= Kent International Gateway =

The Kent International Gateway was a proposed logistics hub and strategic rail-freight interchange (SRFI) next to the M20 motorway east of Maidstone. The project was controversial because it was a major development in a special landscape area close to several historic villages. Following a public inquiry that ended in December 2009, the Secretary of State for Communities and Local Government rejected the proposal on 5 August 2010.

==Proposal==
The proposed development would have been built in a corridor between the village of Bearsted, the M20 motorway and the High Speed 1 rail line. Comprising in excess of 112.3 ha near junction 8 of the M20, it was intended that the site would cut motorway freight traffic by utilising the rail network and creating a distribution hub in a key location between the Kent coast (with its proximity to continental Europe) and London which is approximately 45 miles to the north-west. In addition to operating up to 13 freight trains a day (removing an estimated 60 million kilometres of HGV journeys from the roads each year), the site would have looked to employ 3,500 people.

The proposal was claimed by its proponents to be aligned with the Department for Transport's (and the previous Strategic Rail Authority's) strategic rail freight interchange policy which seeks to encourage the removal of road freight in favour of rail. However, the Secretary of State ruled in his decision letter that, "The policy support that the proposal might otherwise enjoy from the SRA’s SRFI Policy is significantly reduced on account of the site’s distance from London and the M25." The proposed development was also thought by some to be broadly in line with the Labour government's Thames Gateway strategy which was intended to promote business and residential expansion from London into north Kent and Essex, however this was not a claim made by the scheme's proponents and in any case that strategy was principally focused a few miles to the north.

Approximately 40 Members of Parliament, the majority of whom represent London constituencies, indicated their approval of the proposed development as a means of reducing freight congestion on the M20 and M25 motorways.

The planning application was rejected by the local planning authority, Maidstone Borough Council, and a public inquiry was held into Axa's appeal of this decision between 13 October 2009 and 23 December 2009. Following the public inquiry and review of the resulting Inspector's report, the Secretary of State for Communities and Local Government, Eric Pickles, rejected the appeal and refused planning permission for the development on 5 August 2010.

==Objections==
Since the site is located principally in a designated special landscape area in the lee of the Kent Downs (an Area of Outstanding Natural Beauty) and with close proximity to the historic medieval villages of Bearsted, Thurnham, Hollingbourne and Lenham, the project received extensive criticism and objections from local residents and Members of Parliament. The Campaign to Protect Rural England was also a key supporter of the local objections. Following a public exhibition, the Kent International Gateway proposal attempted to mitigate the environmental concerns by adjusting its design to reduce the impact of the buildings and allocating one-third of the total site area to landscaping, woodland retention and new wildlife habitats.

In May 2008, the then leader of Kent County Council, Paul Carter, wrote to the Members of Parliament who had supported the proposal to ask them to reconsider their support on the basis Kent International Gateway had not provided sufficient evidence that the distribution hub was needed or viable.

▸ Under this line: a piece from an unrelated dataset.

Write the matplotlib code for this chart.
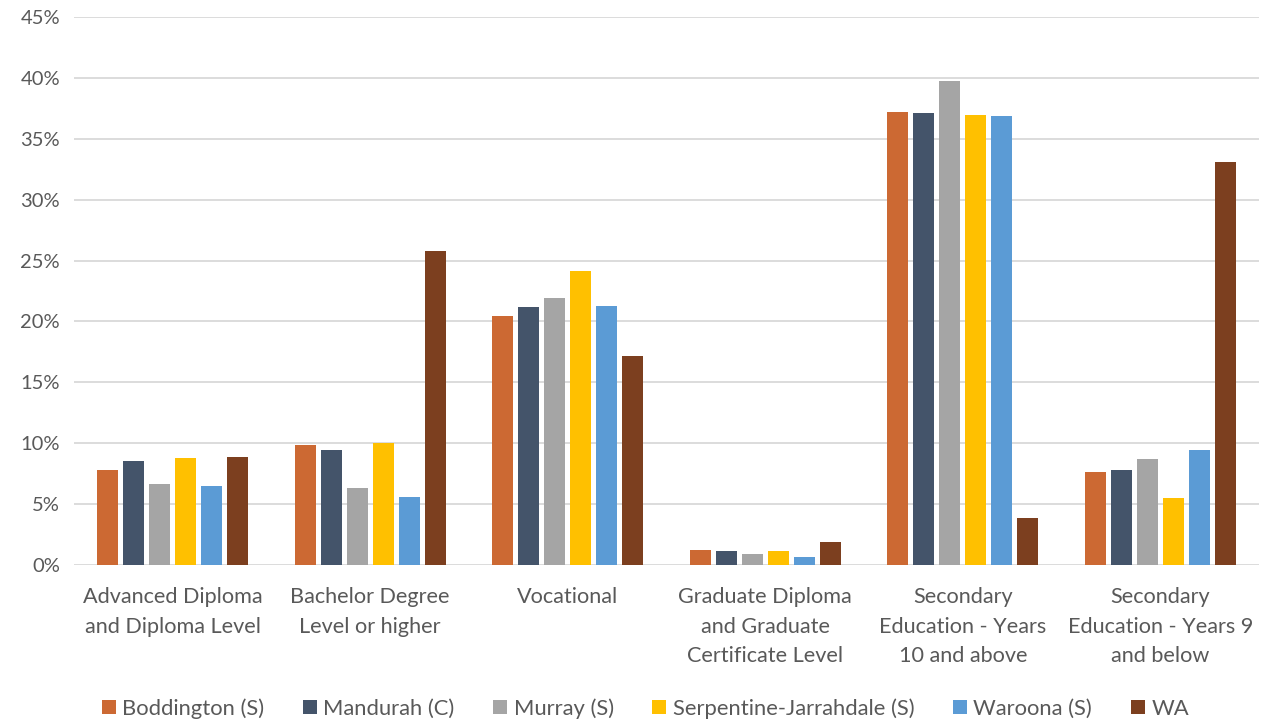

At the same time, the government's decision in late 2007 to approve the Prologis Howbury Park rail-freight interchange at Slade Green, Bexley was cited by campaigners as evidence that demand for a similar such scheme at Bearsted no longer existed. However some commentators noted that the approval of the Howbury Park development, despite the objections of the local councils and its green belt location, may yet set a precedent for further government approvals for green belt development sites in south-east England.